#### Extracted information
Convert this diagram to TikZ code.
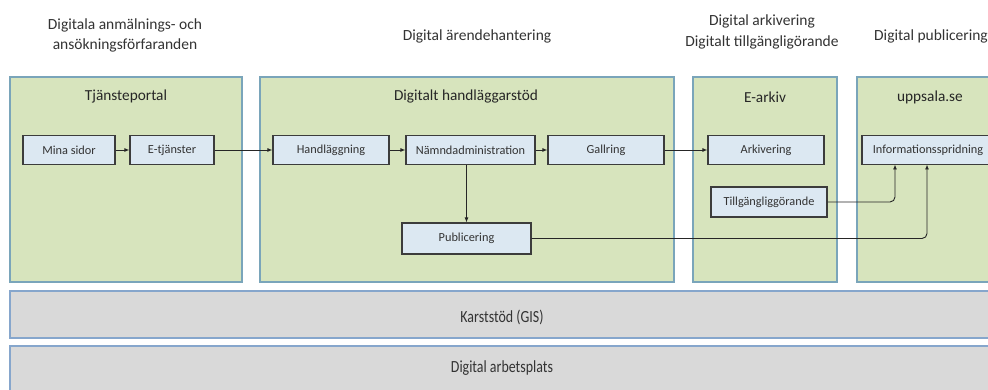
\documentclass[tikz,border=0pt]{standalone}
\usepackage{fontspec}
\setmainfont{Carlito}
\usetikzlibrary{arrows.meta}
\definecolor{panelfill}{HTML}{D7E4BD}
\definecolor{panelline}{HTML}{7AA5BA}
\definecolor{boxfill}{HTML}{DCE8F2}
\definecolor{boxline}{HTML}{3C3C3C}
\definecolor{barfill}{HTML}{D9D9D9}
\definecolor{barline}{HTML}{86A6CC}
\definecolor{txt}{HTML}{333333}
\tikzset{
  panel/.style={draw=panelline, fill=panelfill, line width=1.3pt, inner sep=0pt},
  stepbox/.style={draw=boxline, fill=boxfill, line width=1.2pt, minimum height=29pt, inner sep=0pt, font=\fontsize{12.3}{14}\selectfont, text=txt},
  bar/.style={draw=barline, fill=barfill, line width=1.3pt, inner sep=0pt, text=txt},
  bartext/.style={font=\fontsize{17}{19}\selectfont\addfontfeatures{FakeStretch=0.82}, text=txt},
  header/.style={font=\fontsize{15.5}{20.5}\selectfont, text=txt, align=center},
  ptitle/.style={font=\fontsize{15.3}{17}\selectfont, text=black!85},
  conn/.style={draw=black!85, line width=0.9pt, -{Latex[length=5pt,width=4pt]}},
}
\begin{document}
\begin{tikzpicture}[x=1pt,y=-1pt]
\useasboundingbox (0,0) rectangle (988,390);
\clip (0,0) rectangle (988,390);
\fill[white] (0,0) rectangle (988,390);
% headers
\node[header] (h1) at (125,35.5) {Digitala anmälnings- och\\ansökningsförfaranden};
\node[header] (h2) at (477,36) {Digital ärendehantering};
\node[header] (h3) at (762,32) {Digital arkivering\\Digitalt tillgängligörande};
\node[header] (h4) at (931,36) {Digital publicering};
% panels
\node[panel, minimum width=232, minimum height=205] (p1) at (126,179.5) {};
\node[panel, minimum width=414, minimum height=205] (p2) at (467,179.5) {};
\node[panel, minimum width=144, minimum height=205] (p3) at (765,179.5) {};
\node[panel, minimum width=150, minimum height=205] (p4) at (932,179.5) {};
\node[ptitle] (t1) at (126,97) {Tjänsteportal};
\node[ptitle] (t2) at (466,97) {Digitalt handläggarstöd};
\node[ptitle] (t3) at (765,97) {E-arkiv};
\node[ptitle] (t4) at (930,97) {uppsala.se};
% step boxes
\node[stepbox, minimum width=92] (mina) at (69,150) {Mina sidor};
\node[stepbox, minimum width=84] (etj) at (172,150) {E-tjänster};
\node[stepbox, minimum width=116] (hand) at (331,150) {Handläggning};
\node[stepbox, minimum width=129] (namnd) at (470.5,150) {Nämndadministration};
\node[stepbox, minimum width=116] (gall) at (606,150) {Gallring};
\node[stepbox, minimum width=116] (ark) at (766,150) {Arkivering};
\node[stepbox, minimum width=132] (info) at (928,150) {Informationsspridning};
\node[stepbox, minimum width=129, minimum height=31] (pub) at (466.5,238.5) {Publicering};
\node[stepbox, minimum width=116, minimum height=30] (till) at (769,202) {Tillgängliggörande};
% connectors
\draw[conn] (mina) -- (etj);
\draw[conn] (etj) -- (hand);
\draw[conn] (hand) -- (namnd);
\draw[conn] (namnd) -- (gall);
\draw[conn] (gall) -- (ark);
\draw[conn] (namnd.south -| pub.north) -- (pub.north);
\coordinate (ia) at (895,164.5);
\coordinate (ib) at (927,164.5);
\draw[conn, rounded corners=5pt] (till.east) -| (ia);
\draw[conn, rounded corners=5pt] (pub.east) -| (ib);
% bars
\node[bar, minimum width=984, minimum height=47] (gis) at (502,314.5) {};
\node[bartext] (gist) at (502,317) {Karststöd (GIS)};
\node[bar, minimum width=984, minimum height=54] (arb) at (502,373) {};
\node[bartext] (arbt) at (502,368) {Digital arbetsplats};
\end{tikzpicture}
\end{document}
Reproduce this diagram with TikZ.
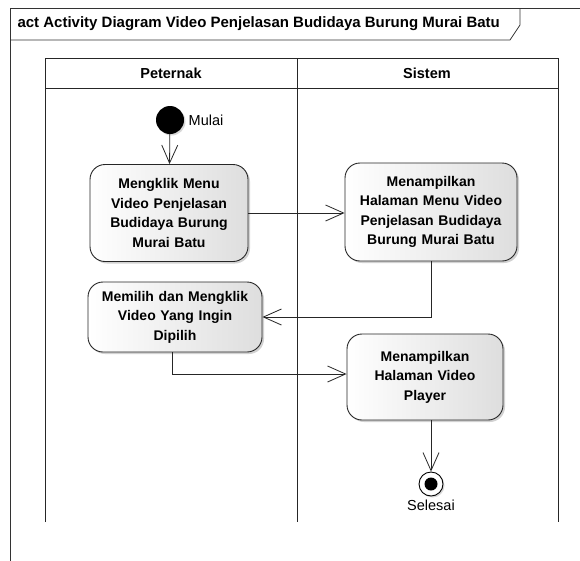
\documentclass[tikz,border=0pt]{standalone}
\usepackage{fontspec}
\setmainfont{Liberation Sans}
\usetikzlibrary{arrows.meta,positioning,shadows}
\tikzset{
	action_style/.style = {shape=rectangle, rounded corners=15pt, draw=black!85, line width=0.9pt, left color=white, right color=black!13, drop shadow={opacity=0.35, shadow xshift=2pt, shadow yshift=-2pt}, align=center, inner sep=2pt, font=\fontsize{14}{19.5}\selectfont\bfseries},
	edge_style/.style = {draw=black!85, line width=0.8pt, -{Straight Barb[length=18pt,width=16pt]}},
	lane_style/.style = {draw=black!85, line width=0.9pt}
}

\begin{document}
\begin{tikzpicture}[x=1pt, y=-1pt]
	\useasboundingbox[fill=white] (0,0) rectangle (580,560);
	\clip (0,0) rectangle (580,560);

	% frame
	\draw[line width=0.9pt, draw=black!80] (10,580) -- (10,8) -- (590,8);
	\draw[line width=0.8pt, draw=black!80] (10,40) -- (510,40) -- (520,25) -- (520,8);
	\node[anchor=west, font=\fontsize{15}{16}\selectfont\bfseries] (judul) at (14,24) {act Activity Diagram Video Penjelasan Budidaya Burung Murai Batu};

	% swimlanes
	\draw[lane_style] (45,522) -- (45,58) -- (558,58) -- (558,522);
	\draw[lane_style] (45,88) -- (558,88);
	\draw[lane_style] (297,58) -- (297,522);
	\node[font=\fontsize{14.5}{16}\selectfont\bfseries] (peternak) at (171,73) {Peternak};
	\node[font=\fontsize{14.5}{16}\selectfont\bfseries] (sistem) at (427,73) {Sistem};

	% nodes
	\node[circle, fill=black, minimum size=28pt, inner sep=0pt, drop shadow={opacity=0.3, shadow xshift=1.5pt, shadow yshift=-1.5pt}] (mulai) at (170,120) {};
	\node[right=1pt of mulai, font=\fontsize{14.5}{16}\selectfont] (mulai_lbl) {Mulai};

	\node[action_style, minimum width=158pt, minimum height=97pt, text width=152pt] (klik_menu) at (169,213) {Mengklik Menu\\Video Penjelasan\\Budidaya Burung\\Murai Batu};
	\node[action_style, minimum width=172pt, minimum height=98pt, text width=168pt] (tampil_menu) at (431,212) {Menampilkan\\Halaman Menu Video\\Penjelasan Budidaya\\Burung Murai Batu};
	\node[action_style, minimum width=174pt, minimum height=70pt, text width=170pt] (pilih_video) at (175,317) {Memilih dan Mengklik\\Video Yang Ingin\\Dipilih};
	\node[action_style, minimum width=156pt, minimum height=86pt, text width=150pt] (tampil_player) at (425,377) {Menampilkan\\Halaman Video\\Player};

	\node[circle, draw=black, line width=0.9pt, fill=white, minimum size=24pt, inner sep=0pt, drop shadow={opacity=0.3, shadow xshift=1.5pt, shadow yshift=-1.5pt}] (selesai) at (431,484) {};
	\node[circle, fill=black, minimum size=13pt, inner sep=0pt] (selesai_dot) at (selesai) {};
	\node[below=0pt of selesai, font=\fontsize{14.5}{16}\selectfont] (selesai_lbl) {Selesai};

	% edges
	\draw[edge_style] (mulai) -- (klik_menu);
	\draw[edge_style] (klik_menu.east) -- (klik_menu.east -| tampil_menu.west);
	\draw[edge_style] (tampil_menu.south) |- (pilih_video.east);
	\draw[edge_style] ([xshift=-3pt]pilih_video.south) |- ([yshift=3pt]tampil_player.west);
	\draw[edge_style] ([xshift=6pt]tampil_player.south) -- (selesai);
\end{tikzpicture}
\end{document}
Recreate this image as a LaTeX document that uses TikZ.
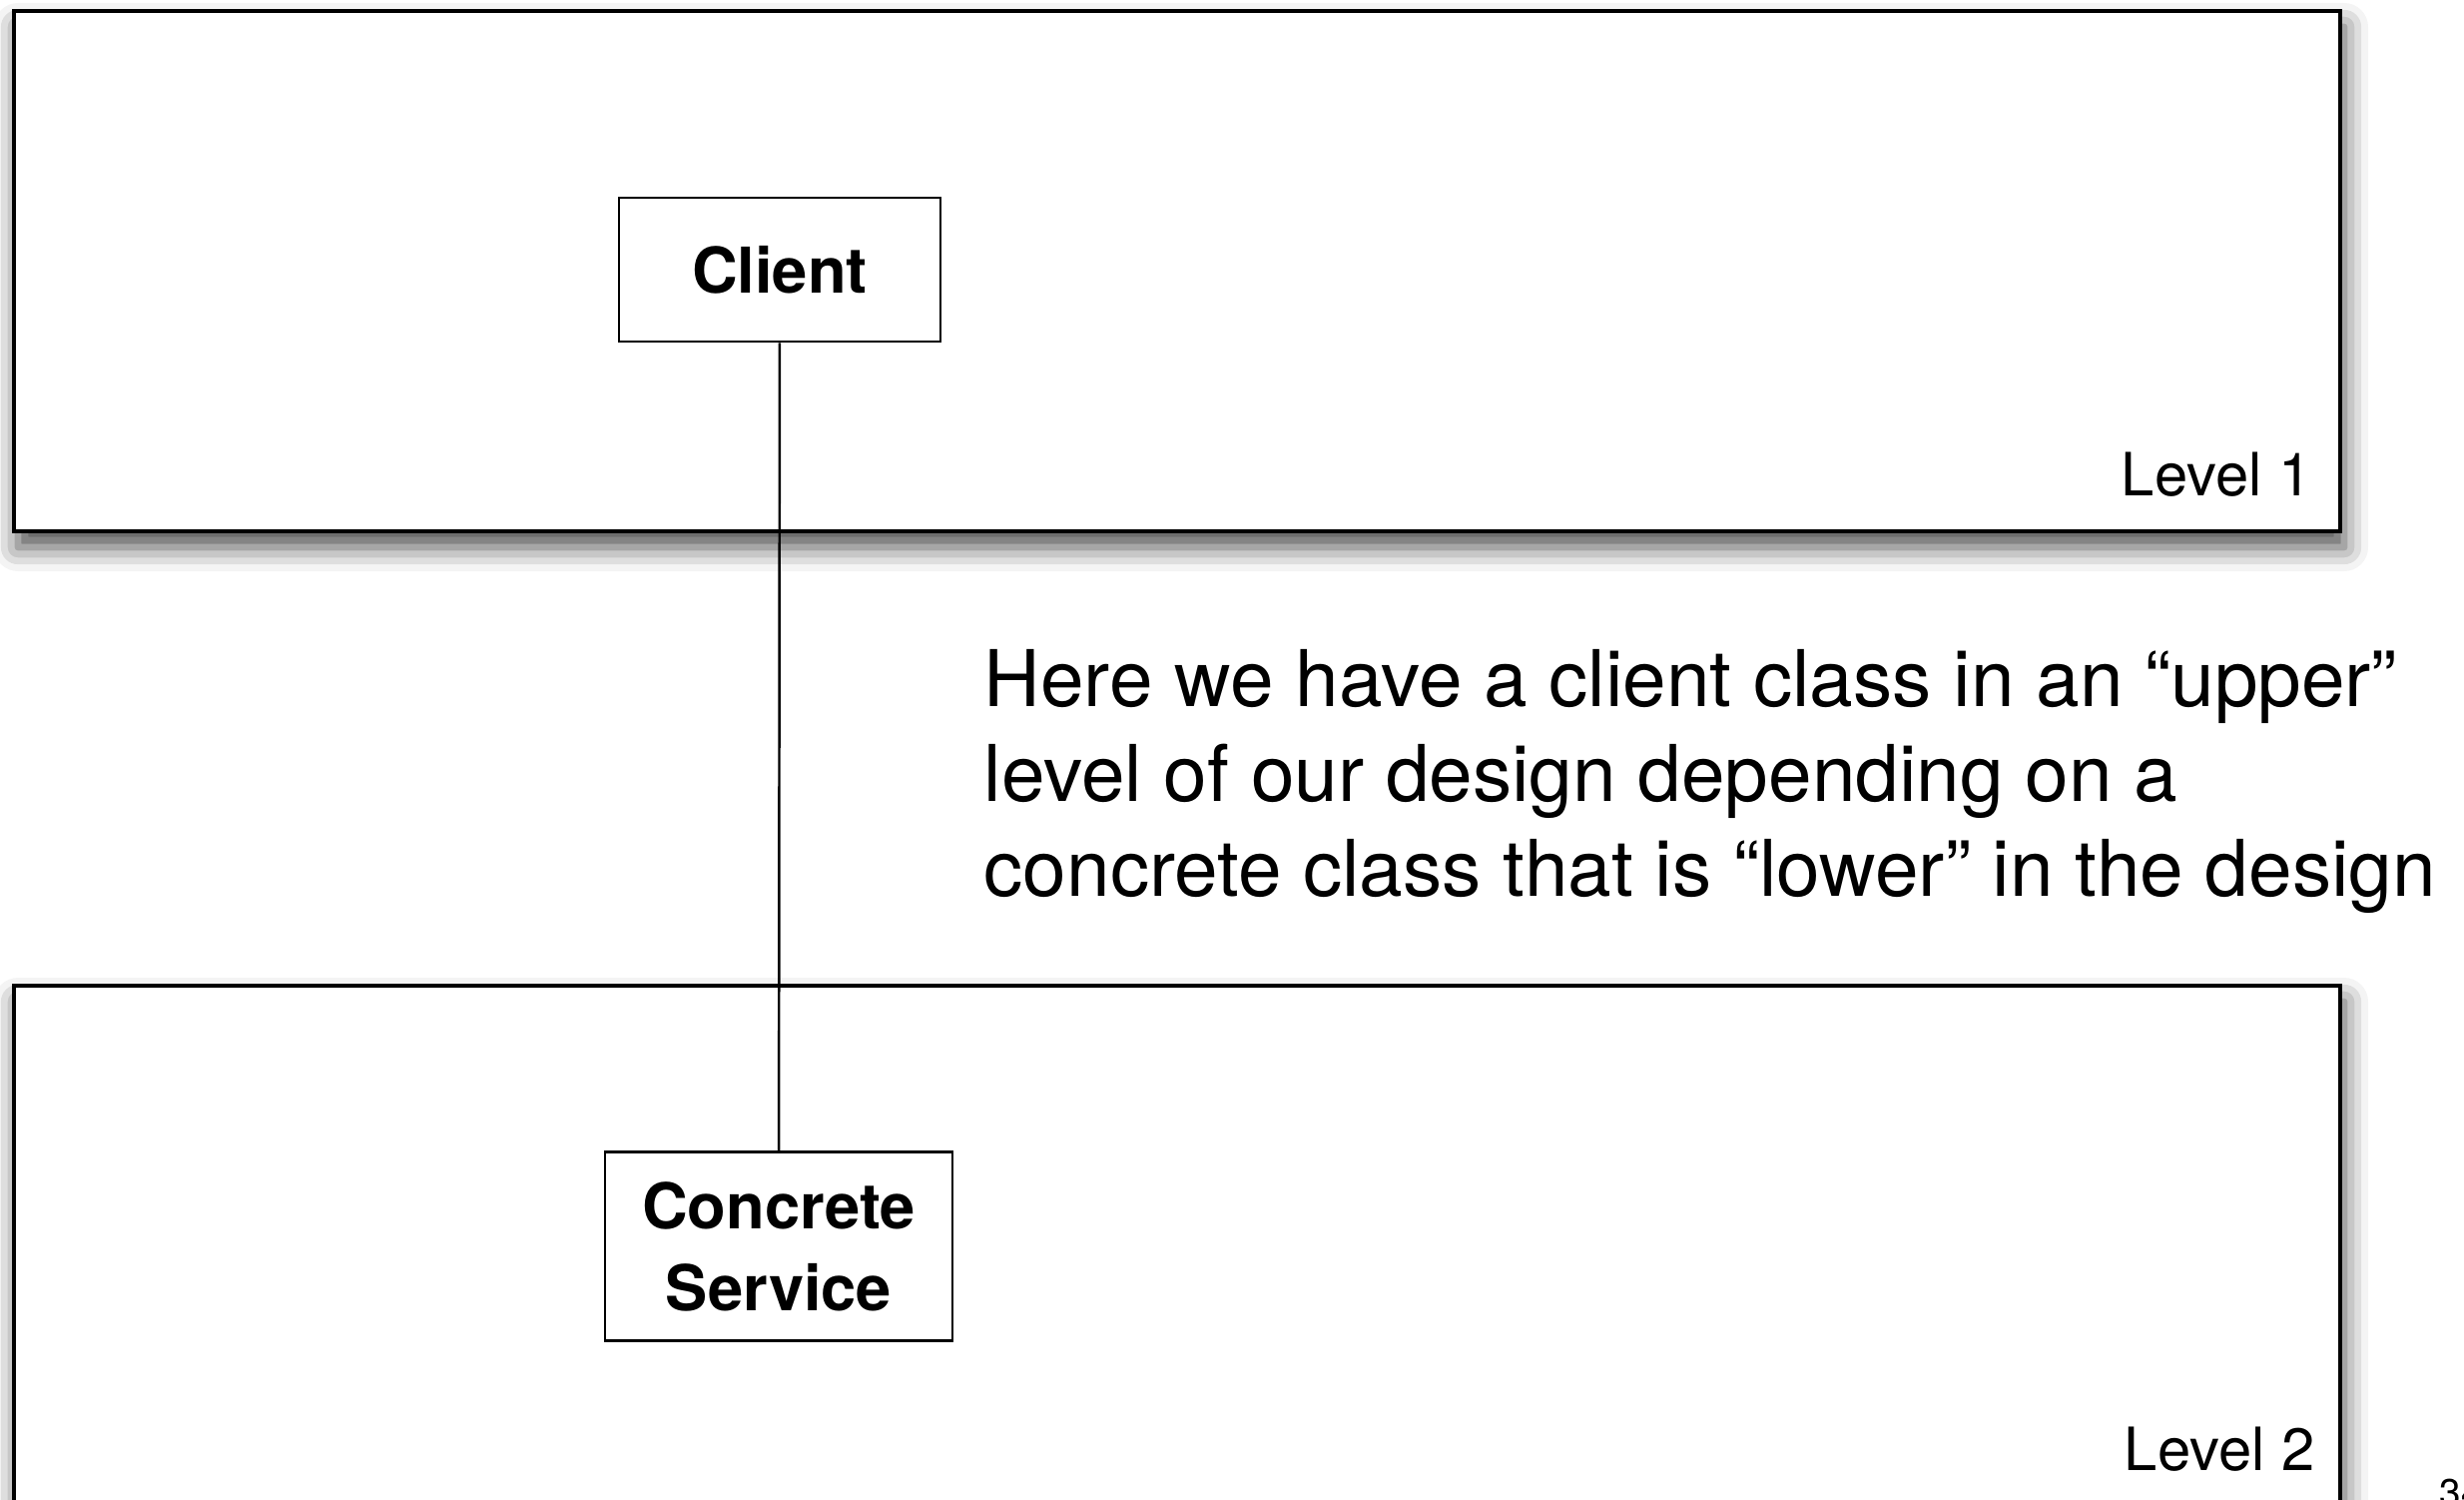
\documentclass[tikz,border=0pt]{standalone}
\usepackage{fontspec}
\setmainfont{TeX Gyre Heros}
\usetikzlibrary{shadows.blur}

\begin{document}
\begin{tikzpicture}[
	levelbox/.style={draw, line width=0.9pt, fill=white, blur shadow={shadow xshift=0.04cm, shadow yshift=-0.16cm, shadow blur radius=0.24cm, shadow opacity=70}},
	classbox/.style={draw, line width=0.8pt, fill=white, align=center, inner sep=0pt, font=\bfseries\fontsize{18}{23.3}\selectfont},
	levellabel/.style={anchor=base east, inner sep=0pt, font=\fontsize{17}{20}\selectfont}
	]
		\useasboundingbox (0,0) rectangle (24.68,-15.02);
		% the two levels
		\draw[levelbox] (0.14,-0.11) rectangle (23.44,-5.32);
		\draw[levelbox] (0.14,-9.87) rectangle (23.44,-15.6);
		\node[levellabel] (level1) at (23.16,-4.97) {Level 1};
		\node[levellabel] (level2) at (23.19,-14.72) {Level 2};
		% classes
		\node[classbox, minimum width=3.22cm, minimum height=1.44cm] (client) at (7.81,-2.70) {Client};
		\node[classbox, minimum width=3.48cm, minimum height=1.89cm] (service) at (7.80,-12.48) {Concrete\\Service};
		\draw[line width=0.7pt] (client) -- (service);
		% explanation
		\node[anchor=north west, align=left, inner sep=0pt, font=\fontsize{22.3}{27}\selectfont] (note) at (9.85,-6.50)
			{Here we have a client class in an “upper”\\level of our design depending on a\\concrete class that is “lower” in the design};
		\node[anchor=north west, inner sep=0pt, font=\fontsize{11}{13}\selectfont] (pagenum) at (24.43,-14.80) {34};
	\end{tikzpicture}
\end{document}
########
▶ Task instructions
List every line above containing the word "that".

▶ Finished task
Recreate this image as a LaTeX document that uses TikZ.
			{Here we have a client class in an “upper”\\level of our design depending on a\\concrete class that is “lower” in the design};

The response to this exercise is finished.